The Economic and Financial Crimes Commission (EFCC) said it does not want bail for a former Chairman of the Pension Reform Task Team, Abdulrasheed Maina, because he might escape.

The Federal High Court in Abuja, on Thursday, admitted 18 sets of exhibits the Economic and Financial Crimes Commission, EFCC, tendered in evidence against the former Chairman of the defunct Pension Reform Task Team, Abdulrasheed Maina, who is facing a 12-count money laundering charge.

EFCC alleged that the erstwhile pension reform boss used a bank account that was operated by his firm – Common Input Properties & Investment Limited – and laundered funds to the tune of about N2billion, part of which he used to acquire landed properties in Abuja.

It told the court that the Defendant used fictitious names to open and operate various bank accounts, as well as recruited his relatives that were bankers to operate fake bank accounts through which illicit funds were channelled.

Though the Defendant jumped bail since September 29, the court, gave the anti-graft agency the nod to continue the trial in his absence.

At the resumed proceedings in the matter on Thursday, the Prosecution, through its ninth witness, PW-9, Mrs Rouquayya Ibrahim, tendered the exhibits that included Maina’s assets declaration forms, payslips, tax returns of all the companies linked to him, as well as 10 extra-judicial statements he made at the EFCC.

The exhibits were admitted and marked by trial Justice Okon Abang.

Led in evidence by the Prosecution counsel, Mr Mohammed Abubakar, the witness who is an investigator attached to the Anti Money Laundering and Countering of Financing of Terrorism, AML/CFT unit of the EFCC, told the court that a N500m was discovered in the bank account of another company that was traced to the Defendant, Kangolo Dynamic Cleaning Services Limited.

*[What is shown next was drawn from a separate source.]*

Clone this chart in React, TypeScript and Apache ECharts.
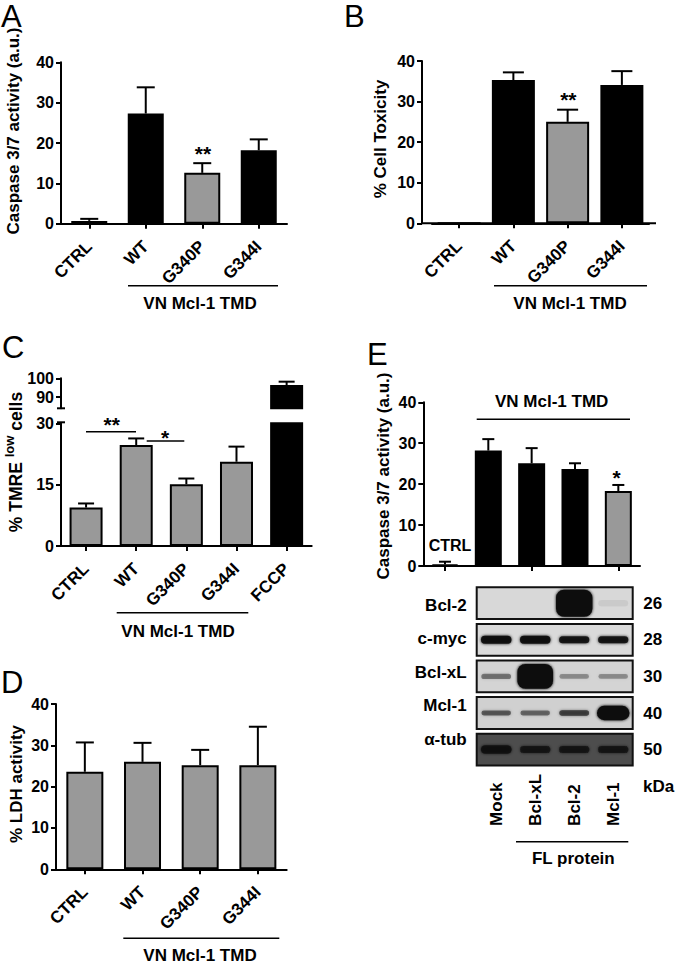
import React, { useEffect, useRef } from 'react';
import * as echarts from 'echarts';

const FONT = "'Liberation Sans', Arial, Helvetica, sans-serif";

// ---------- Data ----------
// Panel A: Caspase 3/7 activity
const aCats = ['CTRL', 'WT', 'G340P', 'G344I'];
const aVals = [0.7, 27.3, 12.6, 18.2];
const aErrs = [0.5, 6.5, 2.4, 2.7];

// Panel B: % Cell Toxicity
const bCats = ['CTRL', 'WT', 'G340P', 'G344I'];
const bVals = [0, 35.3, 25.0, 34.1];
const bErrs = [0, 1.9, 3.0, 3.4];

// Panel C: % TMRE low cells (broken axis)
const cCats = ['CTRL', 'WT', 'G340P', 'G344I', 'FCCP'];
const cVals = [9.4, 24.7, 15.1, 20.6, 96.4];
const cErrs = [1.0, 1.6, 1.4, 3.7, 1.8];

// Panel D: % LDH activity
const dCats = ['CTRL', 'WT', 'G340P', 'G344I'];
const dVals = [23.6, 26.0, 25.2, 25.2];
const dErrs = [7.1, 4.6, 3.7, 9.3];

// Panel E: Caspase 3/7 activity with FL proteins
const eCats = ['CTRL', 'Mock', 'Bcl-xL', 'Bcl-2', 'Mcl-1'];
const eVals = [0.4, 28.2, 25.1, 23.7, 18.3];
const eErrs = [0.65, 2.8, 3.7, 1.4, 1.5];

// Panel E: western blot
const blotRows = ['Bcl-2', 'c-myc', 'Bcl-xL', 'Mcl-1', 'α-tub'];
const blotKDa = ['26', '28', '30', '40', '50'];
const blotLanes = ['Mock', 'Bcl-xL', 'Bcl-2', 'Mcl-1'];
const bandDarkness = [
  [0, 0, 1, 0.06],
  [0.95, 0.95, 0.9, 0.9],
  [0.4, 1, 0.3, 0.3],
  [0.5, 0.45, 0.65, 1],
  [0.9, 0.8, 0.8, 0.8],
];
const bandThickness = [
  [0.2, 0.2, 0.85, 0.2],
  [0.25, 0.25, 0.22, 0.22],
  [0.17, 0.78, 0.15, 0.15],
  [0.15, 0.15, 0.17, 0.45],
  [0.25, 0.22, 0.22, 0.22],
];

// ---------- Styles ----------
const BLACK = '#000';
const GRAY = '#999';
const fillsA = [BLACK, BLACK, GRAY, BLACK];
const fillsB = [BLACK, BLACK, GRAY, BLACK];
const fillsC = [GRAY, GRAY, GRAY, GRAY, BLACK];
const fillsD = [GRAY, GRAY, GRAY, GRAY];
const fillsE = [BLACK, BLACK, BLACK, BLACK, GRAY];
const blotBg = ['#d8d8d8', '#dadada', '#d4d4d4', '#d0d0d0', '#4d4d4d'];

const AXIS_LINE = { show: true, lineStyle: { color: BLACK, width: 2 } };
const AXIS_TICK = { show: true, length: 5, lineStyle: { color: BLACK, width: 2 } };
const Y_LABEL = { color: BLACK, fontSize: 16, fontWeight: 'bold', fontFamily: FONT, margin: 7 };
const X_LABEL = { color: BLACK, fontSize: 17, fontWeight: 'bold', fontFamily: FONT, rotate: 45, margin: 20, interval: 0 };

const catAxis = (gi: number, cats: string[], showLabels = true, showLine = true, show = true) => ({
  type: 'category', gridIndex: gi, data: cats, boundaryGap: true, show,
  axisLine: showLine ? AXIS_LINE : { show: false },
  axisTick: { ...AXIS_TICK, alignWithLabel: true },
  axisLabel: showLabels ? X_LABEL : { show: false },
  splitLine: { show: false },
});

const valAxis = (gi: number, min: number, max: number, interval: number, extra: any = {}) => ({
  type: 'value', gridIndex: gi, min, max, interval,
  axisLine: AXIS_LINE,
  axisTick: AXIS_TICK,
  axisLabel: Y_LABEL,
  splitLine: { show: false },
  ...extra,
});

const barSeries = (gi: number, vals: (number | null)[], fills: string[], bw: number) => ({
  type: 'bar', xAxisIndex: gi, yAxisIndex: gi, barWidth: bw, clip: true, z: 2,
  itemStyle: { borderColor: BLACK, borderWidth: 2 },
  data: vals.map((v, i) => ({ value: v, itemStyle: { color: fills[i] } })),
});

const errSeries = (gi: number, vals: number[], errs: number[], capW: number, keep: (v: number) => boolean) => ({
  type: 'custom', xAxisIndex: gi, yAxisIndex: gi, z: 3, clip: false,
  encode: { x: 0, y: 1 },
  data: vals.map((v, i) => [i, v, errs[i]]).filter((d) => keep(d[1])),
  renderItem: (_p: any, api: any) => {
    const i = api.value(0);
    const v = api.value(1);
    const e = api.value(2);
    if (!(e > 0)) return { type: 'group', children: [] };
    const p0 = api.coord([i, v]);
    const p1 = api.coord([i, v + e]);
    const h = capW / 2;
    const st = { stroke: BLACK, lineWidth: 2 };
    return {
      type: 'group',
      children: [
        { type: 'line', shape: { x1: p0[0], y1: p0[1], x2: p1[0], y2: p1[1] }, style: st },
        { type: 'line', shape: { x1: p1[0] - h, y1: p1[1], x2: p1[0] + h, y2: p1[1] }, style: st },
      ],
    };
  },
});

const txt = (text: string, x: number, y: number, o: any = {}) => ({
  type: 'text', x, y, rotation: o.rotation || 0, silent: true, z: 10,
  style: {
    text, fill: BLACK, fontSize: o.size || 17, fontWeight: o.weight || 'bold', fontFamily: FONT,
    align: o.align || 'center', verticalAlign: o.va || 'middle', rich: o.rich,
  },
});
const ln = (x1: number, y1: number, x2: number, y2: number, w = 1.5) => ({
  type: 'line', silent: true, z: 10, shape: { x1, y1, x2, y2 }, style: { stroke: BLACK, lineWidth: w },
});

const ROT = Math.PI / 2;

function buildOption(): any {
  const grid = [
    { left: 61, top: 62.3, width: 226, height: 161.4 }, // 0 A
    { left: 432, top: 61, width: 217, height: 162.3 }, // 1 B
    { left: 61, top: 423.3, width: 250.7, height: 122.7 }, // 2 C lower
    { left: 61, top: 378.3, width: 250.7, height: 30 }, // 3 C upper
    { left: 56, top: 704, width: 230.7, height: 165.3 }, // 4 D
    { left: 423.3, top: 402.3, width: 216.7, height: 163.7 }, // 5 E
    { left: 476.7, top: 584.9, width: 156, height: 183 }, // 6 blot
    { left: 476.7, top: 588.2, width: 156, height: 168 }, // 7 blot row labels
  ];

  const xAxis = [
    catAxis(0, aCats),
    catAxis(1, bCats),
    catAxis(2, cCats),
    catAxis(3, cCats, false, false, false),
    catAxis(4, dCats),
    catAxis(5, eCats, false),
    {
      type: 'category', gridIndex: 6, data: blotLanes, position: 'bottom',
      axisLine: { show: false }, axisTick: { show: false }, splitLine: { show: false },
      axisLabel: { color: BLACK, fontSize: 17, fontWeight: 'bold', fontFamily: FONT, rotate: 90, align: 'left', verticalAlign: 'middle', margin: 58, interval: 0 },
    },
    { type: 'category', gridIndex: 7, data: blotLanes, show: false },
  ];

  const yAxis = [
    valAxis(0, 0, 40, 10),
    valAxis(1, 0, 40, 10, { offset: 10 }),
    valAxis(2, 0, 30, 15),
    {
      type: 'value', gridIndex: 3, min: 84, max: 100,
      axisLine: AXIS_LINE,
      axisTick: { ...AXIS_TICK, customValues: [90, 100] },
      axisLabel: { ...Y_LABEL, customValues: [90, 100] },
      splitLine: { show: false },
    },
    valAxis(4, 0, 40, 10),
    valAxis(5, 0, 40, 10),
    {
      type: 'category', gridIndex: 6, data: blotRows, inverse: true,
      axisLine: { show: false }, axisTick: { show: false }, axisLabel: { show: false }, splitLine: { show: false },
    },
    {
      type: 'category', gridIndex: 7, data: blotRows, inverse: true,
      axisLine: { show: false }, axisTick: { show: false }, splitLine: { show: false },
      axisLabel: { color: BLACK, fontSize: 17, fontWeight: 'bold', fontFamily: FONT, margin: 10, interval: 0 },
    },
    {
      type: 'category', gridIndex: 6, data: blotKDa, inverse: true, position: 'right',
      axisLine: { show: false }, axisTick: { show: false }, splitLine: { show: false },
      axisLabel: { color: BLACK, fontSize: 17, fontWeight: 'bold', fontFamily: FONT, margin: 10.6, interval: 0 },
    },
  ];

  const cLowerMax = 30;
  const cUpperMin = 84;

  const blotSeries = {
    type: 'custom', xAxisIndex: 6, yAxisIndex: 6, z: 2, clip: false,
    encode: { x: 0, y: 1 },
    data: blotRows.map((_, r) => [0, r]),
    renderItem: (params: any, api: any) => {
      const r = api.value(1);
      const cs = params.coordSys;
      const band = api.size([1, 1]);
      const laneW = band[0];
      const rowH = band[1];
      const ph = rowH * 0.87;
      const c0 = api.coord([0, r]);
      const children: any[] = [
        { type: 'rect', shape: { x: cs.x, y: c0[1] - ph / 2, width: cs.width, height: ph }, style: { fill: blotBg[r], stroke: '#111', lineWidth: 2 } },
      ];
      blotLanes.forEach((_, l) => {
        const d = bandDarkness[r][l];
        const t = bandThickness[r][l];
        if (d <= 0) return;
        const c = api.coord([l, r]);
        const w = laneW * (0.72 + 0.25 * t);
        const h = ph * t;
        children.push({
          type: 'rect',
          shape: { x: c[0] - w / 2, y: c[1] - h / 2, width: w, height: h, r: Math.min(h / 2, 8) },
          style: { fill: `rgba(12,12,12,${d})`, shadowBlur: 3, shadowColor: `rgba(12,12,12,${d})` },
        });
      });
      return { type: 'group', children };
    },
  };

  const series: any[] = [
    barSeries(0, aVals, fillsA, 36), errSeries(0, aVals, aErrs, 18, () => true),
    barSeries(1, bVals, fillsB, 43), errSeries(1, bVals, bErrs, 21, () => true),
    barSeries(2, cVals, fillsC, 33), errSeries(2, cVals, cErrs, 16, (v) => v < cLowerMax),
    barSeries(3, cVals.map((v) => (v > cUpperMin ? v : null)), fillsC, 33), errSeries(3, cVals, cErrs, 16, (v) => v > cUpperMin),
    barSeries(4, dVals, fillsD, 37), errSeries(4, dVals, dErrs, 18, () => true),
    barSeries(5, eVals, fillsE, 27), errSeries(5, eVals, eErrs, 12, () => true),
    blotSeries,
  ];

  const graphic: any[] = [
    // panel letters
    txt('A', 1, 16, { size: 31, weight: 'normal', align: 'left' }),
    txt('B', 344, 16.7, { size: 31, weight: 'normal', align: 'left' }),
    txt('C', 2, 347.5, { size: 31, weight: 'normal', align: 'left' }),
    txt('D', 1, 682.5, { size: 31, weight: 'normal', align: 'left' }),
    txt('E', 367, 354, { size: 31, weight: 'normal', align: 'left' }),
    // axis titles
    txt('Caspase 3/7 activity (a.u.)', 13, 131, { rotation: ROT }),
    txt('% Cell Toxicity', 380, 139, { rotation: ROT }),
    {
      type: 'text', x: 16, y: 462, rotation: ROT, silent: true, z: 10,
      style: {
        text: '{n|% TMRE }{s|low}{n| cells}', fill: BLACK, align: 'center', verticalAlign: 'middle',
        rich: {
          n: { fontSize: 17.5, fontWeight: 'bold', fontFamily: FONT, fill: BLACK, lineHeight: 26 },
          s: { fontSize: 13, fontWeight: 'bold', fontFamily: FONT, fill: BLACK, lineHeight: 13, verticalAlign: 'top' },
        },
      },
    },
    txt('% LDH activity', 16.7, 784, { rotation: ROT }),
    txt('Caspase 3/7 activity (a.u.)', 383.3, 476, { rotation: ROT }),
    // group brackets
    ln(128, 285.7, 278, 285.7), txt('VN Mcl-1 TMD', 200, 303),
    ln(494, 285.7, 647, 285.7), txt('VN Mcl-1 TMD', 570, 303),
    ln(116.7, 612.7, 248.3, 612.7), txt('VN Mcl-1 TMD', 178, 631.7),
    ln(123.3, 938.3, 279.3, 938.3), txt('VN Mcl-1 TMD', 200, 955),
    txt('VN Mcl-1 TMD', 551.7, 401.7), ln(476.7, 419.3, 630, 419.3),
    ln(516, 841.7, 628.3, 841.7), txt('FL protein', 573.3, 858.3),
    // significance
    txt('**', 203, 153.4, { size: 21 }),
    txt('**', 568.3, 99.4, { size: 21 }),
    txt('**', 111.7, 424.4, { size: 21 }), ln(86, 431.7, 136, 431.7),
    txt('*', 165, 437.1, { size: 21 }), ln(146.7, 441, 184.3, 441),
    txt('*', 616.7, 477.7, { size: 21 }),
    // misc labels
    txt('CTRL', 450, 545, { size: 16 }),
    txt('kDa', 643, 786.7, { align: 'left' }),
    // axis break caps (C) and B axis extension
    ln(57, 408.3, 65, 408.3, 2), ln(57, 422.3, 65, 422.3, 2),
    ln(421.7, 223.3, 656, 223.3, 2),
  ];

  return { animation: false, backgroundColor: '#fff', grid, xAxis, yAxis, series, graphic };
}

export default function App() {
  const ref = useRef<HTMLDivElement>(null);
  useEffect(() => {
    const chart = echarts.init(ref.current!, undefined, { renderer: 'svg', width: 677, height: 963 });
    chart.setOption(buildOption());
    return () => chart.dispose();
  }, []);
  return <div ref={ref} style={{ position: 'absolute', left: 0, top: 0, width: 677, height: 963, background: '#fff' }} />;
}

“The company had no existing business. It was a briefcase company and the sole operator of that account was Abdulrasheed Maina. His name did not appear anywhere on the account documentation of the account, even though he was in control of all the deposits and withdrawals from that account”.


The PW-9 further told the court that investigations revealed that Maina had within the period he served as Chairman of the Pension Reform Task Team, operated a dollar account had an inflow of over $460, 000, “mostly in cash”.

“During the search, we discovered documents of properties linked to Maina and his family members, about 32 of them within Nigeria. We also recovered some hard discs and flash drives in his possession, which contained details of some of his investments in Dubai and the US.

“Particularly in Dubai, investigation revealed that his company, North Rich Properties, owned over 50 cars that were used for transport business.

“Investigation also revealed that he owns a Villa in a highbrow area in Dubai. His wife Laila also owns a cleaning services company called Spotless & Flawless”.

The witness said the agency found out that the ex-Pension reform boss paid $2million cash for one of the houses he acquired within the Jabi District of Abuja.

Mrs. Ibrahim, however, regretted that the former owner of the property, Adamu Modibbo, died after he made statements to the EFCC.

“Modibbo was a witness we invited regarding a property in Jabi that Maina purchased for $2million cash.

“He came and volunteered his statement. Unfortunately, we discovered that he passed away a few months ago. “He died during this COVID-19 period”, the witness added.

Meanwhile, relying on section 359(7) of the Administration of Criminal Justice Act, ACJA, 2015, the court, on Thursday, granted application counsel to Maina’s company, Adeola Adedipe, filed to withdraw from the case.

Adedipe, who earlier represented the 2nd Defendant, Common Input Properties & Investment Limited, said he was no longer willing to continue in the matter.

The court, however, said it would not take cognizance of a similar application that was filed by Maina’s team of lawyers led by Chief J. K. Gadzama, SAN, since none of them was present to move the application.

“So far as this court is concerned, they abandoned the proceedings”, Justice Abang held.